US funds boost Canadian energy stakes, seeking steady returns as global demand patterns evolve
US institutional investors are showing unprecedented interest in Canadian oil assets. They now own nearly 60 percent of the country’s oil and gas companies.
This shift is reshaping capital flows and return expectations in the energy sector, according to BMO Capital Markets managing director Jeremy McCrea, as cited by CBC News.
This “rotation” of capital is being driven by a combination of friendlier federal government rhetoric, improved export capacity, and the perception that Canadian energy companies are more likely to return cash to shareholders in the years ahead, McCrea explained.
He noted that, while lower oil prices have generally dampened enthusiasm, US portfolio managers increasingly prefer Canadian energy stocks over their domestic options: “You are seeing more US investors saying, ‘If we have to hold energy, we'd rather hold Canadian energy here today.’”
The trend is visible at the company level.
Grant Fagerheim, CEO of Whitecap Resources, reported that US institutional holders now make up about 66 percent of his company’s base, up from 60 percent at the end of last year.
Brian Schmidt, CEO of Tamarack Valley Energy, observed that US ownership of his firm has doubled since before the pandemic, rising to 40 percent, and that American investors show far more willingness to engage than their Canadian counterparts, particularly pension funds.
A shift in tone from Ottawa has also played a role.
McCrea pointed out that the investment uptick accelerated about a year ago, when federal Conservatives were leading in the polls and promising major policy changes to support the oil and gas sector.
Even after the Liberals’ re-election, Prime Minister Mark Carney’s pledge to make Canada an energy “superpower” has contributed to a more welcoming climate for investors.
Structural advantages further underpin the appeal of Canadian energy.

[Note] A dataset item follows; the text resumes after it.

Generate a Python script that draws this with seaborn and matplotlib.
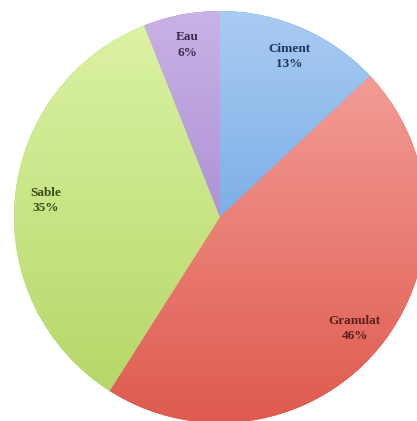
import numpy as np
import matplotlib
matplotlib.use("Agg")
import matplotlib.pyplot as plt
import seaborn as sns
from matplotlib.colors import LinearSegmentedColormap

categories = ["Ciment", "Granulat", "Sable", "Eau"]
values = [13, 46, 35, 6]
top_colors = ["#aacbf3", "#f6a9a2", "#dcf3a6", "#c9b2e6"]
bottom_colors = ["#4f93d9", "#df5a4f", "#b3d563", "#9373c6"]
label_colors = ["#1e3556", "#5e1f1c", "#3b4a1c", "#3a2c52"]

sns.set_style("white")
plt.rcParams['font.family'] = ['Liberation Serif', 'DejaVu Serif']

fig = plt.figure(figsize=(4.17, 4.21), dpi=100)
ax = fig.add_axes([0, 0, 1, 1])
cx, cy, r = 220, 204, 206

def fmt(pct):
    return ""

wedges, _, autotexts = ax.pie(values, startangle=90, counterclock=False,
                              colors=bottom_colors, center=(cx, cy), radius=r,
                              autopct=fmt, pctdistance=0.85,
                              wedgeprops=dict(linewidth=0))
for w, t, name, v, tc, bc, lc in zip(wedges, autotexts, categories, values,
                                     top_colors, bottom_colors, label_colors):
    cmap = LinearSegmentedColormap.from_list(name, [bc, tc])
    grad = np.linspace(0, 1, 256).reshape(-1, 1)
    im = ax.imshow(grad, cmap=cmap, extent=[cx - r, cx + r, cy - r, cy + r],
                   origin="lower", aspect="auto", zorder=1.5)
    im.set_clip_path(w)
    t.set_text(f"{name}\n{v}%")
    t.set_color(lc)
    t.set_fontsize(9.5)
    t.set_fontweight("bold")
    t.set_zorder(3)
    t.set_linespacing(1.4)

ax.set_xlim(0, 417)
ax.set_ylim(0, 421)
ax.set_aspect("equal")
ax.axis("off")
fig.savefig("out.png", dpi=100, facecolor="white")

Oilsands projects, while costly to build, offer decades of low-cost production and have recently focused on returning capital to shareholders rather than expansion.
“We see these companies generating a lot of cash and returning almost all of it to the shareholders,” said David Samra, a portfolio manager at Artisan Partners, which invests in Suncor Energy. “That's the future that we see, and we find that future to be very attractive.”
Meanwhile, Canadian oil exports to China are surging, with nearly 5 million barrels shipped from Vancouver in the first half of October—a record pace, according to Vortexa ship tracking data.
Bloomberg reports that the majority of these shipments are destined for China, as the country pivots away from US crude amid escalating trade tensions and new port fees on American-linked vessels.
For the first time since at least September 2024, Vancouver crude is trading at a premium to Canadian barrels sent to Texas, reported Argus.
With US oilfields facing diminishing returns and Canadian companies prioritizing shareholder payouts, the Canadian oilpatch is increasingly positioned as a stable, cash-generating asset class for global institutional investors.
As Fagerheim observed, “The world has taken notice as well.”